Forscher sind nun der Meinung, dass Gähnen nicht, wie bisher angenommen, das Gehirn mit Sauerstoff versorgt oder abkühlt. Vielmehr ist Sozialverhalten als Grund für das herzhafte "Mundaufreißen" wahrscheinlich. Menschen sind auf das Leben in der Gruppe angewiesen und haben sich dementsprechend entwickelt. Schon Babys reagieren auf Gefühle, die sie aus den Augen ihrer Eltern lesen. Das Gähnen ansteckend wirkt, soll ebenfalls auf unsere Ausrichtung auf die Gruppe zurückzuführen sein. Denn je besser wir jemanden kennen, desto eher gähnen wir mit ihm mit. Menschen mit Erkrankungen des Autismus-Spektrums weisen oft fehlende Empathie auf und werden demnach vom Gähnen anderer nicht angesteckt.

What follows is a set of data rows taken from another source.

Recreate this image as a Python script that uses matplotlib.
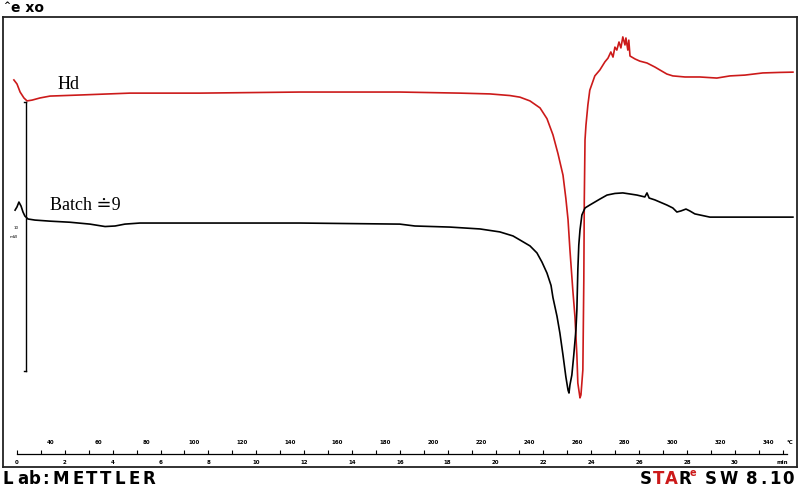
import matplotlib.pyplot as plt
import matplotlib.transforms as mtransforms

# time in min, heat flow in mW (offset traces)
hd_time = [-0.13, 0.0, 0.13, 0.29, 0.42, 0.63, 0.96, 1.38, 2.63, 4.72, 7.65, 11.83, 16.0,
           18.51, 19.77, 20.6, 21.02, 21.44, 21.86, 22.15, 22.4, 22.61, 22.82, 22.94, 23.03,
           23.11, 23.23, 23.32, 23.4, 23.44, 23.53, 23.57, 23.65, 23.69, 23.71, 23.74, 23.78,
           23.86, 23.94, 24.15, 24.36, 24.57, 24.7, 24.82, 24.91, 24.99, 25.07, 25.16, 25.24,
           25.32, 25.41, 25.45, 25.53, 25.57, 25.62, 25.83, 26.03, 26.33, 26.66, 26.87, 27.16,
           27.41, 27.92, 28.54, 29.25, 29.8, 30.42, 31.17, 31.88, 32.43]
hd_flow = [14.39, 14.24, 13.94, 13.72, 13.61, 13.64, 13.72, 13.79, 13.83, 13.9, 13.9, 13.94, 13.94,
           13.9, 13.87, 13.81, 13.75, 13.61, 13.35, 12.95, 12.35, 11.65, 10.85, 9.98, 9.2,
           8.07, 6.58, 5.58, 4.16, 3.12, 2.57, 2.68, 3.61, 6.95, 9.93, 12.16, 12.71,
           13.46, 14.01, 14.54, 14.76, 15.06, 15.2, 15.43, 15.24, 15.61, 15.5, 15.8, 15.58,
           15.99, 15.69, 15.95, 15.5, 15.87, 15.28, 15.17, 15.09, 15.02, 14.87, 14.76, 14.61,
           14.54, 14.5, 14.5, 14.46, 14.54, 14.57, 14.65, 14.67, 14.68]

batch_time = [-0.08, 0.0, 0.08, 0.17, 0.25, 0.33, 0.46, 0.75, 1.38, 2.21, 3.05, 3.68, 4.1, 4.51,
              5.14, 7.65, 11.83, 16.0, 16.63, 18.09, 19.35, 20.18, 20.73, 21.02, 21.44, 21.73,
              21.94, 22.15, 22.32, 22.4, 22.57, 22.69, 22.82, 22.94, 23.03, 23.07, 23.11, 23.19,
              23.27, 23.36, 23.4, 23.44, 23.48, 23.53, 23.61, 23.74, 23.94, 24.15, 24.36, 24.66,
              24.99, 25.32, 25.62, 25.91, 26.24, 26.33, 26.42, 26.66, 26.87, 27.16, 27.41, 27.58,
              27.75, 27.96, 28.12, 28.33, 28.54, 28.96, 29.8, 32.43]
batch_flow = [9.55, 9.67, 9.85, 9.7, 9.48, 9.33, 9.22, 9.18, 9.14, 9.1, 9.03, 8.94, 8.96, 9.03,
              9.07, 9.07, 9.07, 9.03, 8.96, 8.92, 8.85, 8.74, 8.59, 8.44, 8.22, 7.96,
              7.62, 7.21, 6.75, 6.3, 5.6, 4.98, 4.16, 3.35, 2.86, 2.75, 3.05, 3.42,
              4.16, 5.09, 5.84, 7.32, 8.25, 8.81, 9.37, 9.63, 9.74, 9.85, 9.96, 10.11,
              10.17, 10.19, 10.15, 10.11, 10.04, 10.19, 10.0, 9.93, 9.85, 9.74, 9.63, 9.48,
              9.52, 9.59, 9.52, 9.41, 9.37, 9.29, 9.29, 9.29]

min_ticks = list(range(0, 32, 2))
temp_ticks = list(range(40, 341, 20))

red = "#cc1a1a"

fig = plt.figure(figsize=(7.99, 4.87), dpi=100)
ax = fig.add_axes([3 / 799, 20 / 487, 794 / 799, 450 / 487])
ax.set_xlim(-0.585, 32.6)
ax.set_ylim(0, 16.73)
ax.set_xticks([])
ax.set_yticks([])
for s in ax.spines.values():
    s.set_linewidth(1.3)
    s.set_color("#222222")

ax.plot(hd_time, hd_flow, color=red, lw=1.2)
ax.plot(batch_time, batch_flow, color="black", lw=1.2)

ax.text(1.7, 13.9, "Hd", fontsize=13, family=["Liberation Serif", "DejaVu Serif"], va="bottom")
ax.text(1.4, 9.4, "Batch \u22509", fontsize=13, family=["Liberation Serif", "DejaVu Serif"], va="bottom")

# 10 mW scale bar
ax.plot([0.38, 0.38], [3.56, 13.56], color="black", lw=1.0)
ax.plot([0.28, 0.38], [3.56, 3.56], color="black", lw=1.0)
ax.plot([0.28, 0.38], [13.56, 13.56], color="black", lw=1.0)
ax.text(-0.05, 8.9, "10", fontsize=3, ha="center", va="center")
ax.text(-0.15, 8.55, "mW", fontsize=3, ha="center", va="center")

# time / temperature ruler
trans = mtransforms.blended_transform_factory(ax.transData, ax.transAxes)
ruler_y = 13 / 450
ax.plot([0, 32.2], [ruler_y, ruler_y], color="black", lw=0.9, transform=trans)
ax.vlines(range(0, 33), ruler_y, ruler_y + 4 / 450, color="black", lw=0.8, transform=trans)
for m in min_ticks:
    ax.text(m, 5 / 450, str(m), fontsize=4, ha="center", va="center", transform=trans, weight="bold")
ax.text(32.0, 5 / 450, "min", fontsize=4, ha="center", va="center", transform=trans, weight="bold")
for T in temp_ticks:
    ax.text((T - 26) / 10, 24 / 450, str(T), fontsize=4, ha="center", va="center", transform=trans, weight="bold")
ax.text(32.3, 24 / 450, "\u00b0C", fontsize=4, ha="center", va="center", transform=trans, weight="bold")

# header / footer texts (pixel positions)
def fx(px):
    return px / 799

def fy(py):
    return 1 - py / 487

fig.text(fx(3), fy(5), "^", fontsize=6, weight="bold", va="center")
fig.text(fx(11), fy(8), "e xo", fontsize=10, weight="bold", va="center")

lab = "Lab: METTLER"
lab_x = [3, 17, 29, 42, 52, 72, 86, 100, 115, 129, 143]
chars = [c for c in lab if c != " "]
for c, x in zip(chars, lab_x):
    fig.text(fx(x), fy(479), c, fontsize=12, weight="bold", va="center")

star_parts = [("S", 640, "black"), ("T", 653, red), ("A", 665, red), ("R", 678, "black"),
              ("S", 705, "black"), ("W", 719, "black"), ("8", 746, "black"), (".", 760, "black"),
              ("1", 769, "black"), ("0", 782, "black")]
for c, x, col in star_parts:
    fig.text(fx(x), fy(479), c, fontsize=12, weight="bold", va="center", color=col)
fig.text(fx(690), fy(473), "e", fontsize=7, weight="bold", va="center", color=red)

fig.savefig("out.png", dpi=100)
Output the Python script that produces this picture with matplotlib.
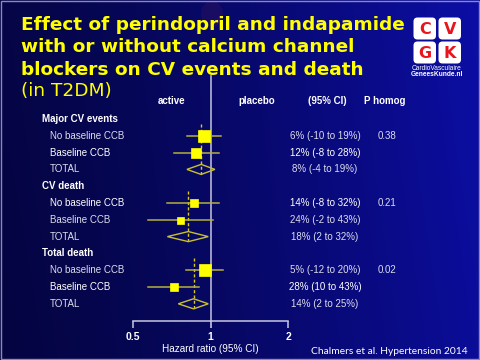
import numpy as np
import matplotlib
matplotlib.use("Agg")
import matplotlib.pyplot as plt
import matplotlib.transforms as mtransforms
from matplotlib.patches import FancyBboxPatch, Polygon, Rectangle, Ellipse

# ---------------- data ----------------
groups = ["Major CV events", "CV death", "Total death"]
subgroups = ["No baseline CCB", "Baseline CCB", "TOTAL"]
hr = [[0.94, 0.88, 0.92], [0.86, 0.76, 0.82], [0.95, 0.72, 0.86]]
lo = [[0.81, 0.72, 0.81], [0.68, 0.57, 0.68], [0.80, 0.57, 0.75]]
hi = [[1.10, 1.08, 1.04], [1.08, 1.02, 0.98], [1.12, 0.90, 0.98]]
ci_text = [["6% (-10 to 19%)", "12% (-8 to 28%)", "8% (-4 to 19%)"],
           ["14% (-8 to 32%)", "24% (-2 to 43%)", "18% (2 to 32%)"],
           ["5% (-12 to 20%)", "28% (10 to 43%)", "14% (2 to 25%)"]]
p_homog = ["0.38", "0.21", "0.02"]
weights = [[12, 10], [8, 7], [12, 8]]          # relative box sizes
xticks = [0.5, 1, 2]
xtick_labels = ["0.5", "1", "2"]
col_headers = ["active", "placebo", "(95% CI)", "P homog"]
title_lines = ["Effect of perindopril and indapamide",
               "with or without calcium channel",
               "blockers on CV events and death"]
subtitle = "(in T2DM)"
citation = "Chalmers et al. Hypertension 2014"

# ---------------- figure ----------------
W, H = 480, 360
fig = plt.figure(figsize=(4.8, 3.6), dpi=100)

bg = fig.add_axes([0, 0, 1, 1])
bg.set_xlim(0, W)
bg.set_ylim(H, 0)
bg.axis("off")
c_left = np.array([0x05, 0x05, 0x48]) / 255
c_right = np.array([0x0c, 0x0e, 0xa6]) / 255
gx = np.linspace(0, 1, 256) ** 1.3
grad = c_left[None, :] * (1 - gx[:, None]) + c_right[None, :] * gx[:, None]
img = np.tile(grad[None, :, :], (60, 1, 1))
vy = np.linspace(0, 1, 60)[:, None, None]
img = img * (1.0 - 0.08 * vy)
bg.imshow(img, extent=[0, W, H, 0], aspect="auto", zorder=0)
bg.add_patch(Ellipse((212, 14), 22, 26, color="#6a2050", alpha=0.18, lw=0, zorder=1))
bg.add_patch(Rectangle((0.5, 0.5), W - 2, H - 1.5, fill=False, ec="#8a8ab8", lw=1.0, zorder=5))

# title
title_font = dict(family="DejaVu Sans", fontweight="bold", fontsize=13.3, color="#ffff00")
for i, line in enumerate(title_lines):
    bg.text(21, 25 + 22.3 * i, line, va="center", ha="left", **title_font)
bg.text(21, 91, subtitle, va="center", ha="left", family="DejaVu Sans",
        fontsize=13.3, color="#ffff00")

# logo
cells = [("C", 413, 17), ("V", 438, 17), ("G", 413, 41), ("K", 438, 41)]
for letter, lx, ly in cells:
    bg.add_patch(FancyBboxPatch((lx + 0.5, ly + 0.5), 22.5, 22,
                                boxstyle="round,pad=0,rounding_size=4",
                                fc="white", ec="none", zorder=3))
    bg.text(lx + 11.8, ly + 12, letter, ha="center", va="center", color="#e8141e",
            fontsize=11.5, fontweight="bold", family="DejaVu Sans", zorder=4)
bg.text(437, 68, "CardioVasculaire", ha="center", va="center", color="white",
        fontsize=4.8, family="Liberation Sans", zorder=4)
bg.text(437, 75, "GeneesKunde.nl", ha="center", va="center", color="white",
        fontsize=4.8, family="Liberation Sans", fontweight="bold", zorder=4)

# citation
bg.text(389, 351, citation, ha="center", va="center", color="white",
        fontsize=7.4, family="Lato")

# ---------------- forest axes ----------------
y0_px, step_px = 119.0, 16.8
def row_of(px):
    return (px - y0_px) / step_px

ax_left, ax_right = 133, 288
ax_top, ax_bot = 102, 321
ax = fig.add_axes([ax_left / W, (H - ax_bot) / H, (ax_right - ax_left) / W, (ax_bot - ax_top) / H])
ax.patch.set_alpha(0)
ax.set_xscale("log")
ax.set_xlim(0.5, 2)
ax.set_ylim(row_of(ax_bot), row_of(ax_top))
for s in ["top", "left", "right"]:
    ax.spines[s].set_visible(False)
ax.spines["bottom"].set_color("#c8c8e0")
ax.spines["bottom"].set_linewidth(1.1)
ax.set_yticks([])
ax.set_xticks(xticks)
ax.set_xticklabels(xtick_labels)
ax.xaxis.set_minor_locator(matplotlib.ticker.NullLocator())
ax.tick_params(axis="x", direction="out", length=5, width=1.1, color="#c8c8e0",
               labelcolor="white", labelsize=7.5, pad=3)
for t in ax.get_xticklabels():
    t.set_fontweight("bold")
    t.set_family("Liberation Sans")
ax.set_xlabel("Hazard ratio (95% CI)", color="white", fontsize=7.2,
              family="Liberation Sans", labelpad=1.5)

# reference line at 1
ax.plot([1, 1], [row_of(327), row_of(76)], color="#a8a8d0", lw=1.3, clip_on=False, zorder=2)

trans = mtransforms.blended_transform_factory(fig.transFigure, ax.transData)
txt = dict(family="Liberation Sans", fontsize=7.0, transform=trans, va="center")

# column headers
hdr_row = row_of(101)
for label, px in zip(col_headers, [172, 257, 327, 385]):
    ax.text(px / W, hdr_row, label, ha="center", color="white", fontweight="bold", **txt)

line_col = "#b4b03c"
diamond_col = "#c8c030"
bright = [[False, True, False], [True, False, False], [False, True, False]]
for g, gname in enumerate(groups):
    base = 4 * g
    ax.text(42 / W, base, gname, ha="left", color="white", fontweight="bold", **txt)
    # dashed line at overall estimate
    ax.plot([hr[g][2], hr[g][2]], [base + 0.3, base + 3.28], color="#d8c820",
            lw=1.0, ls=(0, (2.2, 1.6)), zorder=3)
    for k, sname in enumerate(subgroups):
        r = base + 1 + k
        col = "white" if bright[g][k] else "#dcdcec"
        ax.text(50 / W, r, sname, ha="left", color=col, **txt)
        ax.text(325 / W, r, ci_text[g][k], ha="center", color=col, **txt)
        if k == 0:
            ax.text(378 / W, r, p_homog[g], ha="left", color="#dcdcec", **txt)
        if k < 2:
            ax.plot([lo[g][k], hi[g][k]], [r, r], color=line_col, lw=1.1, zorder=4)
            ax.plot([hr[g][k]], [r], marker="s", ms=weights[g][k] * 0.72,
                    mfc="#ffff00", mec="#ffff00", mew=0.5, zorder=5)
        else:
            dh = 0.3
            poly = Polygon([[lo[g][k], r], [hr[g][k], r - dh], [hi[g][k], r], [hr[g][k], r + dh]],
                           closed=True, fill=False, ec=diamond_col, lw=1.0, zorder=4)
            ax.add_patch(poly)

fig.savefig("out.png", dpi=100)
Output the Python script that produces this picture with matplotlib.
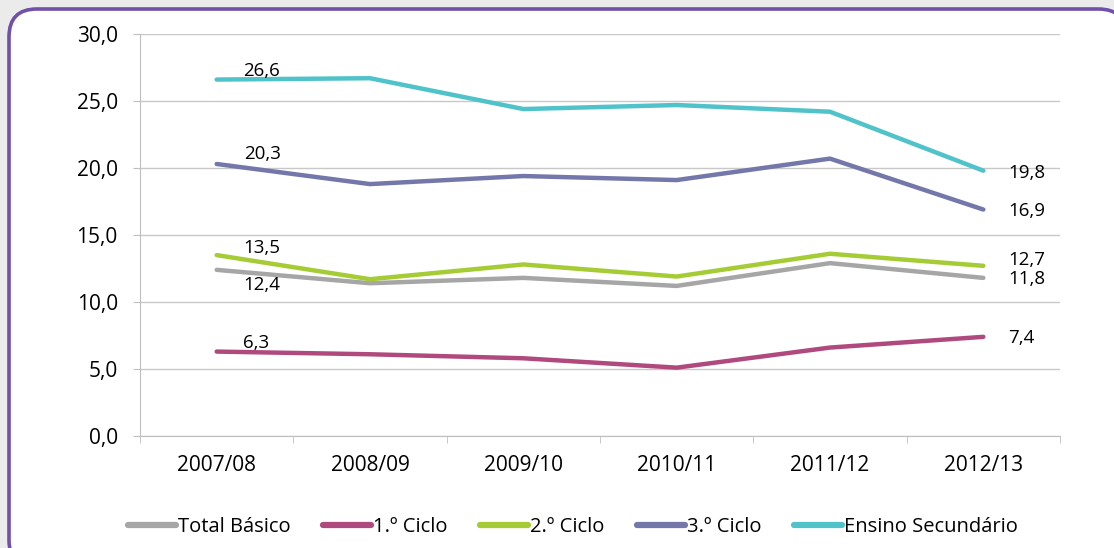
import matplotlib
matplotlib.use("Agg")
import matplotlib.pyplot as plt
from matplotlib.patches import FancyBboxPatch

plt.rcParams['font.family'] = ['Open Sans', 'DejaVu Sans']

years = ['2007/08', '2008/09', '2009/10', '2010/11', '2011/12', '2012/13']
total_basico = [12.4, 11.4, 11.8, 11.2, 12.9, 11.8]
ciclo1 = [6.3, 6.1, 5.8, 5.1, 6.6, 7.4]
ciclo2 = [13.5, 11.7, 12.8, 11.9, 13.6, 12.7]
ciclo3 = [20.3, 18.8, 19.4, 19.1, 20.7, 16.9]
secundario = [26.6, 26.7, 24.4, 24.7, 24.2, 19.8]

series = [
    ('Total Básico', total_basico, '#a6a6a6'),
    ('1.º Ciclo', ciclo1, '#b04a7e'),
    ('2.º Ciclo', ciclo2, '#a5cc35'),
    ('3.º Ciclo', ciclo3, '#7477aa'),
    ('Ensino Secundário', secundario, '#4fc3c9'),
]

W, H = 1114, 548
fig = plt.figure(figsize=(W / 100, H / 100), dpi=100)
fig.patch.set_facecolor('#ebebeb')

# rounded frame, behind everything
frame = FancyBboxPatch((9 / W, -20 / H), (1104 - 9) / W + 0.02, (539 + 20) / H,
                       boxstyle='round,pad=0,rounding_size=0.025',
                       transform=fig.transFigure, facecolor='white',
                       edgecolor='#7050a8', linewidth=2.6, mutation_aspect=W / H,
                       zorder=-10)
fig.patches.append(frame)

ax = fig.add_axes([140 / W, (H - 436) / H, (1060 - 140) / W, (436 - 34) / H])
ax.set_facecolor('none')
ax.set_zorder(1)

x = list(range(len(years)))
for name, vals, col in series:
    ax.plot(x, vals, color=col, linewidth=3.2, label=name, solid_capstyle='round')

# data labels (offsets in points)
first_off = {'Total Básico': (19, -11), '1.º Ciclo': (19, 6), '2.º Ciclo': (19, 5),
             '3.º Ciclo': (20, 7), 'Ensino Secundário': (19, 6)}
last_off = {'Total Básico': (18, -1), '1.º Ciclo': (18, -1), '2.º Ciclo': (18, 4),
            '3.º Ciclo': (18, -1), 'Ensino Secundário': (18, -2)}
for name, vals, col in series:
    dx, dy = first_off[name]
    ax.annotate(f'{vals[0]:.1f}'.replace('.', ','), xy=(x[0], vals[0]),
                xytext=(dx, dy), textcoords='offset points', fontsize=13.5,
                va='center', ha='left', color='black')
    dx, dy = last_off[name]
    ax.annotate(f'{vals[-1]:.1f}'.replace('.', ','), xy=(x[-1], vals[-1]),
                xytext=(dx, dy), textcoords='offset points', fontsize=13.5,
                va='center', ha='left', color='black')

ax.set_xlim(-0.5, len(years) - 0.5)
ax.set_ylim(0, 30)
ax.set_yticks([0, 5, 10, 15, 20, 25, 30])
ax.set_yticklabels([f'{v:.1f}'.replace('.', ',') for v in [0, 5, 10, 15, 20, 25, 30]],
                   fontsize=15)
ax.set_xticks(x)
ax.set_xticklabels(years, fontsize=15)
ax.set_xticks([i - 0.5 for i in range(len(years) + 1)], minor=True)
ax.tick_params(axis='x', which='major', length=0, pad=14)
ax.tick_params(axis='x', which='minor', length=5, color='#bfbfbf')
ax.tick_params(axis='y', length=5, color='#bfbfbf', pad=11)

ax.grid(axis='y', color='#c8c8c8', linewidth=1)
ax.set_axisbelow(True)
for s in ['top', 'right']:
    ax.spines[s].set_visible(False)
ax.spines['left'].set_color('#bfbfbf')
ax.spines['bottom'].set_color('#bfbfbf')

leg = fig.legend(loc='center', bbox_to_anchor=(573 / W, (H - 527) / H), ncol=5,
                 frameon=False, fontsize=14.5, handlelength=2.4, handletextpad=0.1,
                 columnspacing=1.6)
for line in leg.get_lines():
    line.set_linewidth(4.5)
    line.set_solid_capstyle('round')

fig.savefig('out.png', dpi=100, facecolor=fig.get_facecolor())
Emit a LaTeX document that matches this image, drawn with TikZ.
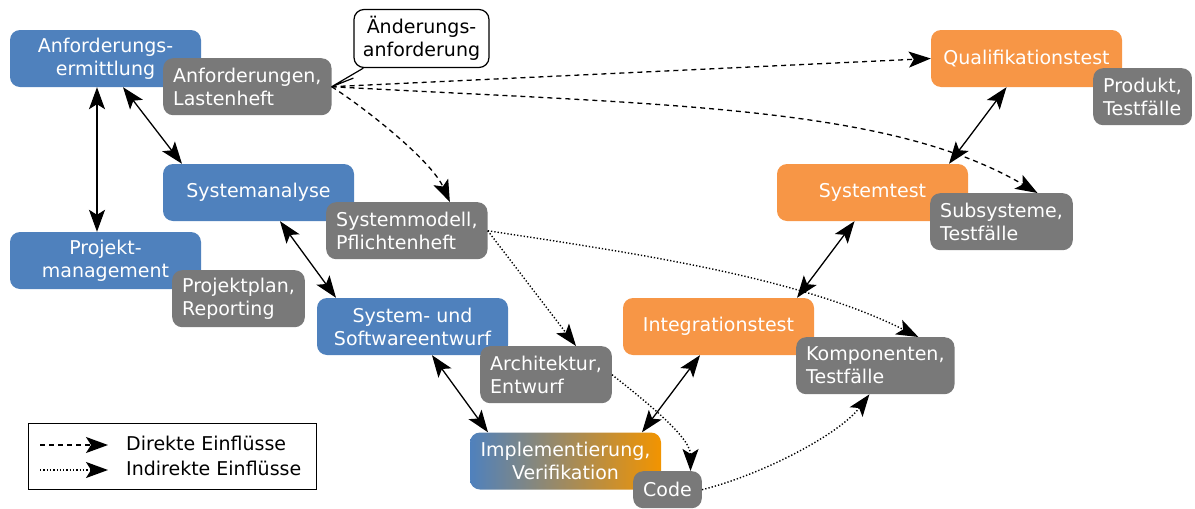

Ein Erklärungsansatz dafür, warum Gähnen ansteckend ist, könnte noch aus Urzeiten stammen. Damit zusammenlebende Gruppen gemeinsamen Aktivitäten nachgehen konnten, mussten sie einen ähnlichen Schlafrhythmus einhalten. Durch das Gähnen signalisierten die ersten, die müde wurden, den anderen, dass es an der Zeit war schlafen zu gehen. Indem die anderen das Gähnen nachahmten, drückten sie Einverständnis zum baldigen Einschlafen aus.
Ansteckendes Gähnen ist auch bei unterschiedlichen Spezies möglich. Manche Tiere gähnen sogar, wenn Menschen das tun. Bei Schimpansen liegt das wahrscheinlich an ihrer Ähnlichkeit zum Menschen; bei Hunden daran, dass sie seit Jahrhunderten mit dem Menschen zusammenleben.
Elisabetta Palagi und ihr Team ließen dazu verschiedene Tier-Arten einander beim Gähnen zusehen. Bei vertrauten Artgenossen gähnten Schimpansen am häufigsten mit. Da sie die Gähnenden bereits kannten, fühlten sie sich sicher, sind die Forscher überzeugt. Da Gähnen mit dem Einschlafen in Verbindung gebracht wird, ist logisch, dass ein Sicherheitsgefühl die Gähn-Wahrscheinlichkeit fördert. In einer bekannten Gruppe fühlen sich Schimpansen wohler, was ihnen ein gutes Klima zum Einschlafen bietet. Deshalb gähnen sie dann eher.
Dieselbe Erfahrung machten die US-amerikanischen Forscher auch bei Menschen. Wie bei Schimpansen wurde auch hier in einer Gruppe, die sich kannte, häufiger mitgegähnt. In einem Experiment gähnten Menschen bei Fremden am seltensten, bei Freunden schon öfters und bei Familienmitglieder sehr häufig mit. Das bestätigt, dass Menschen sich wohl fühlen müssen, um gut schlafen zu können, und sich in ihrem Schlafverhalten an einer bekannten Gruppe orientieren.
Außerdem stellten die Forscher auch fest, dass mitfühlende Menschen generell häufiger mitgähnten. Wer sich gut in andere hineinversetzen kann, möchte durch eine ähnliche Körpersprache Sympathie bekunden. Dazu zählt auch das Mitgähnen.